::: Data for processing
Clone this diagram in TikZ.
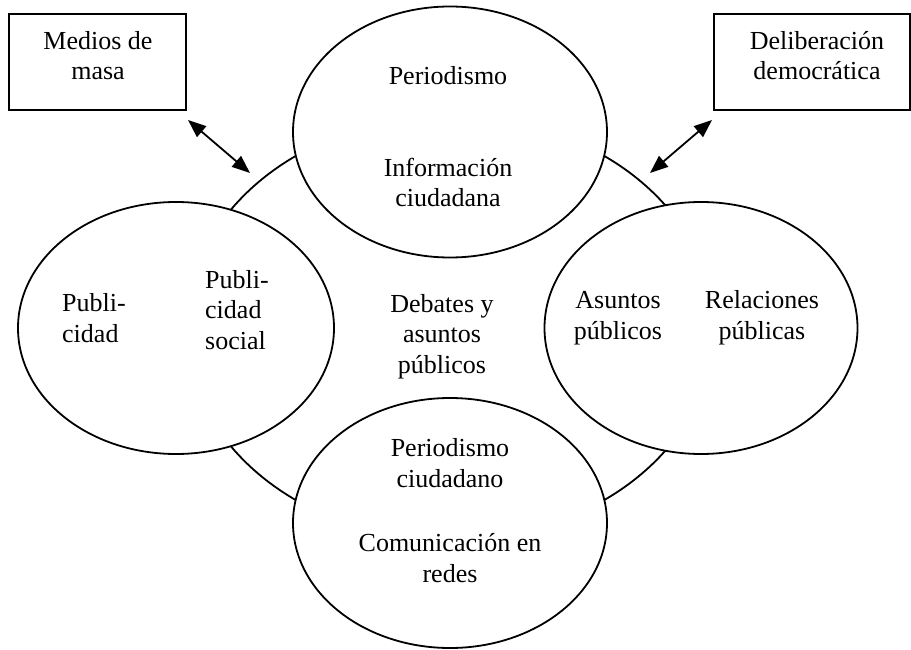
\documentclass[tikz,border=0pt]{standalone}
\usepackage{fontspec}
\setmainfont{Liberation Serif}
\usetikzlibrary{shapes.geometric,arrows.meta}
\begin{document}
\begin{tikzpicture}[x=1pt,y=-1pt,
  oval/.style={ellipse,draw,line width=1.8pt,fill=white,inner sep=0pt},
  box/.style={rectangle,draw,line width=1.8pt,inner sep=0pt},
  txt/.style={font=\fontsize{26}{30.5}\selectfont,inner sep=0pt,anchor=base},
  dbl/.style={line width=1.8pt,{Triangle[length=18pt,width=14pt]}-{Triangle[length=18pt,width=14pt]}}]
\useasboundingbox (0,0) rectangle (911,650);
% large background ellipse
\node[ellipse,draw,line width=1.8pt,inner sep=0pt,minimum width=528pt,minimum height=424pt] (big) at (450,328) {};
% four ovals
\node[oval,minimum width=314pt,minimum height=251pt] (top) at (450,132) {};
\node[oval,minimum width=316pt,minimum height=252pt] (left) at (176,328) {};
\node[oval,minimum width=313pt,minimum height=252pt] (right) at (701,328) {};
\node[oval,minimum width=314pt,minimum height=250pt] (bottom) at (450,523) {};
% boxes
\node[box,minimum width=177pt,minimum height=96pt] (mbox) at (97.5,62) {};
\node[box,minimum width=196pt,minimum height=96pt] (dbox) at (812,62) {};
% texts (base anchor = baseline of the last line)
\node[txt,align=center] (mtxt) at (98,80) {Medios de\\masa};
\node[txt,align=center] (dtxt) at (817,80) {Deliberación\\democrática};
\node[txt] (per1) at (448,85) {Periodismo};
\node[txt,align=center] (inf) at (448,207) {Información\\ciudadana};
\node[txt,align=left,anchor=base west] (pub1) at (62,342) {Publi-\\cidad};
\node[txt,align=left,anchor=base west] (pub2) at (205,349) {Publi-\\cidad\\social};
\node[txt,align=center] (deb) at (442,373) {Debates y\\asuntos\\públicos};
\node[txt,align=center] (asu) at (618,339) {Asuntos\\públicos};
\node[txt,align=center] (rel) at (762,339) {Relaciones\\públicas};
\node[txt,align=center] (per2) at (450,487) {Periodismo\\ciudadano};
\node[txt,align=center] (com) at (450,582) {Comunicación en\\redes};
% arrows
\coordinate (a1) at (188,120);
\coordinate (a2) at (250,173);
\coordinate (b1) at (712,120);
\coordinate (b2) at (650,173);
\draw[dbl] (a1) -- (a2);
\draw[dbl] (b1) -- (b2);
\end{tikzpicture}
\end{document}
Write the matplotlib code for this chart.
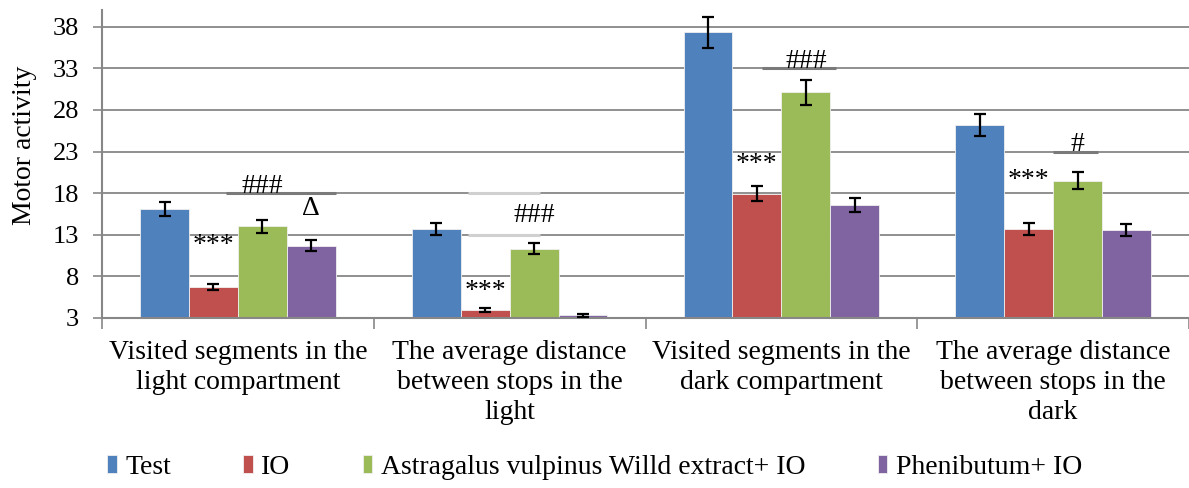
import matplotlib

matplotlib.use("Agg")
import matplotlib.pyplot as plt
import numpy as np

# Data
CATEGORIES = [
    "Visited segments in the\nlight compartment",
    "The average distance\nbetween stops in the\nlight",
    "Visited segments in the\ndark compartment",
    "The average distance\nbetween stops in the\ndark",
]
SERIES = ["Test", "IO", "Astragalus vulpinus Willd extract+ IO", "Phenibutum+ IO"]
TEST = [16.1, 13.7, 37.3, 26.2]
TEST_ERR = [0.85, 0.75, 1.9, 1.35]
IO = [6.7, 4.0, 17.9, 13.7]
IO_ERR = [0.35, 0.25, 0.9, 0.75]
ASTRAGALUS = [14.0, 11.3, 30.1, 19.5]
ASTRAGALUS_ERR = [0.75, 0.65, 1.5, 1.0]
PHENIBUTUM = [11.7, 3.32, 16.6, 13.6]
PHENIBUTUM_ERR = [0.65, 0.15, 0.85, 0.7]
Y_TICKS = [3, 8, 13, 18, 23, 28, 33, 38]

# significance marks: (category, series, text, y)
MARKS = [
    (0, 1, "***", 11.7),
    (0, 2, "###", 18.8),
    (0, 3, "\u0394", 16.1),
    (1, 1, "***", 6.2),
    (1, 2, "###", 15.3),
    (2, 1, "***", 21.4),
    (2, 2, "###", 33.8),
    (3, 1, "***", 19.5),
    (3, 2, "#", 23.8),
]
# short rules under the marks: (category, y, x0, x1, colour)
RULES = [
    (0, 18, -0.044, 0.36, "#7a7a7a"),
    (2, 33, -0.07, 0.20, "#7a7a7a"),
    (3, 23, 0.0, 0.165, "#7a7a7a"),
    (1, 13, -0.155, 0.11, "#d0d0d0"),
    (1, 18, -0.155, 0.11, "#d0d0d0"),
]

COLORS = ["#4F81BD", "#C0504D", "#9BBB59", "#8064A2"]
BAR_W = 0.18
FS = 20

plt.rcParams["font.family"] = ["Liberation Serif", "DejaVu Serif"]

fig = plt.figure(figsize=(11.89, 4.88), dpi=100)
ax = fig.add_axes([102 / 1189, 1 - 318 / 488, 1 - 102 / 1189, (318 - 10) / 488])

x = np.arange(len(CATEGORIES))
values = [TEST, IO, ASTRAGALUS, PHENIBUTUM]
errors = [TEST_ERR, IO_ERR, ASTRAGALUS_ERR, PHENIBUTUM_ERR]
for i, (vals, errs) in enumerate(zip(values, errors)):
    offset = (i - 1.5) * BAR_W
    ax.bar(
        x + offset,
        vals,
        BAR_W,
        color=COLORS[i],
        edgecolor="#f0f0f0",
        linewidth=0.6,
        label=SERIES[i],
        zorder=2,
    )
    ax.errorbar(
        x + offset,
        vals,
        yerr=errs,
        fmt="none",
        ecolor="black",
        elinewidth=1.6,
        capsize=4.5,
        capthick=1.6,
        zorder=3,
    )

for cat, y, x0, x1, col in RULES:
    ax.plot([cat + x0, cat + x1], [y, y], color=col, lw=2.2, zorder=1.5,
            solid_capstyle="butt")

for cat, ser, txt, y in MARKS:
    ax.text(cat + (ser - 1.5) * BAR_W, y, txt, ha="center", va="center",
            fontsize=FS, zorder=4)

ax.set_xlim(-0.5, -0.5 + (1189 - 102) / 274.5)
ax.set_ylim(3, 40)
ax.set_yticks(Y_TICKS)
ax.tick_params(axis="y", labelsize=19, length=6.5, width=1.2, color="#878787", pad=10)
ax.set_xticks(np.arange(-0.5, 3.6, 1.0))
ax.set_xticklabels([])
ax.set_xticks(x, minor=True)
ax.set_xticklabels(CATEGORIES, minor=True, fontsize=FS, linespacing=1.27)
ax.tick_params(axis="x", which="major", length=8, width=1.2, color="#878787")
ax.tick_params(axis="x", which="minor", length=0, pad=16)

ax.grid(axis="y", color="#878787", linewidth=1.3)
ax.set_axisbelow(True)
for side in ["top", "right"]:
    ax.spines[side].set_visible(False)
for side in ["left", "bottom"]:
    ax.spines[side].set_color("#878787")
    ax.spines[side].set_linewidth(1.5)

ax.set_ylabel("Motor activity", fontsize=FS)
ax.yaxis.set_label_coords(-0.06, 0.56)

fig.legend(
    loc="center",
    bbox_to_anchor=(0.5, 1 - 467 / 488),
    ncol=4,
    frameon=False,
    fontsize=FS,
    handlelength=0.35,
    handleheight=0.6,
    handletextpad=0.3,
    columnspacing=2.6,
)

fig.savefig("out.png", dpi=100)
::::::
# Your goal
Repeat all of the data above word for word, minus the pictures.

# Exercise output
Clone this diagram in TikZ.
\documentclass[tikz,border=0pt]{standalone}
\usepackage{fontspec}
\setmainfont{Liberation Serif}
\usetikzlibrary{shapes.geometric,arrows.meta}
\begin{document}
\begin{tikzpicture}[x=1pt,y=-1pt,
  oval/.style={ellipse,draw,line width=1.8pt,fill=white,inner sep=0pt},
  box/.style={rectangle,draw,line width=1.8pt,inner sep=0pt},
  txt/.style={font=\fontsize{26}{30.5}\selectfont,inner sep=0pt,anchor=base},
  dbl/.style={line width=1.8pt,{Triangle[length=18pt,width=14pt]}-{Triangle[length=18pt,width=14pt]}}]
\useasboundingbox (0,0) rectangle (911,650);
% large background ellipse
\node[ellipse,draw,line width=1.8pt,inner sep=0pt,minimum width=528pt,minimum height=424pt] (big) at (450,328) {};
% four ovals
\node[oval,minimum width=314pt,minimum height=251pt] (top) at (450,132) {};
\node[oval,minimum width=316pt,minimum height=252pt] (left) at (176,328) {};
\node[oval,minimum width=313pt,minimum height=252pt] (right) at (701,328) {};
\node[oval,minimum width=314pt,minimum height=250pt] (bottom) at (450,523) {};
% boxes
\node[box,minimum width=177pt,minimum height=96pt] (mbox) at (97.5,62) {};
\node[box,minimum width=196pt,minimum height=96pt] (dbox) at (812,62) {};
% texts (base anchor = baseline of the last line)
\node[txt,align=center] (mtxt) at (98,80) {Medios de\\masa};
\node[txt,align=center] (dtxt) at (817,80) {Deliberación\\democrática};
\node[txt] (per1) at (448,85) {Periodismo};
\node[txt,align=center] (inf) at (448,207) {Información\\ciudadana};
\node[txt,align=left,anchor=base west] (pub1) at (62,342) {Publi-\\cidad};
\node[txt,align=left,anchor=base west] (pub2) at (205,349) {Publi-\\cidad\\social};
\node[txt,align=center] (deb) at (442,373) {Debates y\\asuntos\\públicos};
\node[txt,align=center] (asu) at (618,339) {Asuntos\\públicos};
\node[txt,align=center] (rel) at (762,339) {Relaciones\\públicas};
\node[txt,align=center] (per2) at (450,487) {Periodismo\\ciudadano};
\node[txt,align=center] (com) at (450,582) {Comunicación en\\redes};
% arrows
\coordinate (a1) at (188,120);
\coordinate (a2) at (250,173);
\coordinate (b1) at (712,120);
\coordinate (b2) at (650,173);
\draw[dbl] (a1) -- (a2);
\draw[dbl] (b1) -- (b2);
\end{tikzpicture}
\end{document}
Write the matplotlib code for this chart.
import matplotlib

matplotlib.use("Agg")
import matplotlib.pyplot as plt
import numpy as np

# Data
CATEGORIES = [
    "Visited segments in the\nlight compartment",
    "The average distance\nbetween stops in the\nlight",
    "Visited segments in the\ndark compartment",
    "The average distance\nbetween stops in the\ndark",
]
SERIES = ["Test", "IO", "Astragalus vulpinus Willd extract+ IO", "Phenibutum+ IO"]
TEST = [16.1, 13.7, 37.3, 26.2]
TEST_ERR = [0.85, 0.75, 1.9, 1.35]
IO = [6.7, 4.0, 17.9, 13.7]
IO_ERR = [0.35, 0.25, 0.9, 0.75]
ASTRAGALUS = [14.0, 11.3, 30.1, 19.5]
ASTRAGALUS_ERR = [0.75, 0.65, 1.5, 1.0]
PHENIBUTUM = [11.7, 3.32, 16.6, 13.6]
PHENIBUTUM_ERR = [0.65, 0.15, 0.85, 0.7]
Y_TICKS = [3, 8, 13, 18, 23, 28, 33, 38]

# significance marks: (category, series, text, y)
MARKS = [
    (0, 1, "***", 11.7),
    (0, 2, "###", 18.8),
    (0, 3, "\u0394", 16.1),
    (1, 1, "***", 6.2),
    (1, 2, "###", 15.3),
    (2, 1, "***", 21.4),
    (2, 2, "###", 33.8),
    (3, 1, "***", 19.5),
    (3, 2, "#", 23.8),
]
# short rules under the marks: (category, y, x0, x1, colour)
RULES = [
    (0, 18, -0.044, 0.36, "#7a7a7a"),
    (2, 33, -0.07, 0.20, "#7a7a7a"),
    (3, 23, 0.0, 0.165, "#7a7a7a"),
    (1, 13, -0.155, 0.11, "#d0d0d0"),
    (1, 18, -0.155, 0.11, "#d0d0d0"),
]

COLORS = ["#4F81BD", "#C0504D", "#9BBB59", "#8064A2"]
BAR_W = 0.18
FS = 20

plt.rcParams["font.family"] = ["Liberation Serif", "DejaVu Serif"]

fig = plt.figure(figsize=(11.89, 4.88), dpi=100)
ax = fig.add_axes([102 / 1189, 1 - 318 / 488, 1 - 102 / 1189, (318 - 10) / 488])

x = np.arange(len(CATEGORIES))
values = [TEST, IO, ASTRAGALUS, PHENIBUTUM]
errors = [TEST_ERR, IO_ERR, ASTRAGALUS_ERR, PHENIBUTUM_ERR]
for i, (vals, errs) in enumerate(zip(values, errors)):
    offset = (i - 1.5) * BAR_W
    ax.bar(
        x + offset,
        vals,
        BAR_W,
        color=COLORS[i],
        edgecolor="#f0f0f0",
        linewidth=0.6,
        label=SERIES[i],
        zorder=2,
    )
    ax.errorbar(
        x + offset,
        vals,
        yerr=errs,
        fmt="none",
        ecolor="black",
        elinewidth=1.6,
        capsize=4.5,
        capthick=1.6,
        zorder=3,
    )

for cat, y, x0, x1, col in RULES:
    ax.plot([cat + x0, cat + x1], [y, y], color=col, lw=2.2, zorder=1.5,
            solid_capstyle="butt")

for cat, ser, txt, y in MARKS:
    ax.text(cat + (ser - 1.5) * BAR_W, y, txt, ha="center", va="center",
            fontsize=FS, zorder=4)

ax.set_xlim(-0.5, -0.5 + (1189 - 102) / 274.5)
ax.set_ylim(3, 40)
ax.set_yticks(Y_TICKS)
ax.tick_params(axis="y", labelsize=19, length=6.5, width=1.2, color="#878787", pad=10)
ax.set_xticks(np.arange(-0.5, 3.6, 1.0))
ax.set_xticklabels([])
ax.set_xticks(x, minor=True)
ax.set_xticklabels(CATEGORIES, minor=True, fontsize=FS, linespacing=1.27)
ax.tick_params(axis="x", which="major", length=8, width=1.2, color="#878787")
ax.tick_params(axis="x", which="minor", length=0, pad=16)

ax.grid(axis="y", color="#878787", linewidth=1.3)
ax.set_axisbelow(True)
for side in ["top", "right"]:
    ax.spines[side].set_visible(False)
for side in ["left", "bottom"]:
    ax.spines[side].set_color("#878787")
    ax.spines[side].set_linewidth(1.5)

ax.set_ylabel("Motor activity", fontsize=FS)
ax.yaxis.set_label_coords(-0.06, 0.56)

fig.legend(
    loc="center",
    bbox_to_anchor=(0.5, 1 - 467 / 488),
    ncol=4,
    frameon=False,
    fontsize=FS,
    handlelength=0.35,
    handleheight=0.6,
    handletextpad=0.3,
    columnspacing=2.6,
)

fig.savefig("out.png", dpi=100)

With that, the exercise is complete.